Still, they’re no match for the gun-chewing, egg sandwich-craving, legs-breaking, mayhem-loving, and hyena-caring (said pet is named Bruce, after you know who) villainess who just wants to find out who she is sans the Joker. It’s an act of self-interview that would be way better meditated on, I think, if all the other women had been taken out of the equation. But for all its exhortation on feminine emancipation and wanting to be taken seriously by standing on your own merits, it turns out Quinn still needs a little help from her girlfriends.
There’s no pumping the brakes here and Robbie is given all the Looney Tunes action set pieces she’s capable of handling. She even bounces back from damage that would fell a normal person like the Coyote would.
It really would be so much easier to appreciate the glitter and color of the riot girl chaos if the antics weren’t so totally patterned after the antics of Deadpool. And while she may try as hard as her Oscar-nominated pretty face as she can to out sass the Merc with a Mouth, Robbie cannot match the charisma of a Ryan Reynolds.
While there’s absolutely nothing wrong with the “hey, let’s make it fun!” credo, the pervasive sense of missed opportunities here is glaring. The biggest one being to give commentary on how someone like Quinn, with her history of academic accomplishment who fell for the wrong guy, and then got out of her violently dysfunctional relationship, might also be a good chance to stand as a metaphor for similar examples of feminine liberation. You know, those other women who have gone through the same mental anguish, physical abuse, and crisis of identity and faith?

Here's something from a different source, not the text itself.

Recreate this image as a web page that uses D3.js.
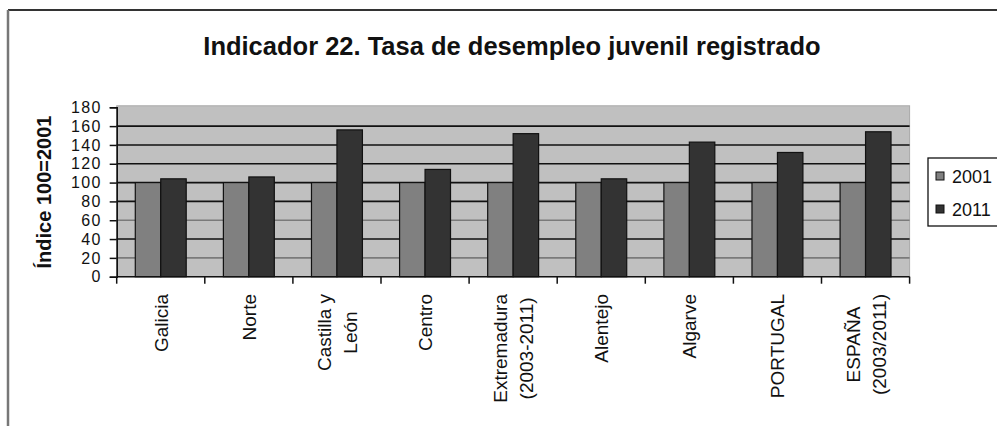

But hey, at least it’s better than the awful Suicide Squad and you can still go home and forget you watched this pretty and pink-laden forgettable flick.
Harley may have been craving the perfect bacon, egg, and cheese sandwich to stave off her hangover, but there really is no replacing a full meal of narrative meaning for empty calories.
Birds of Prey (and the Fantabulous Emancipation of One Harley Quinn) is rated R-16 and is now screening in Philippine cinemas.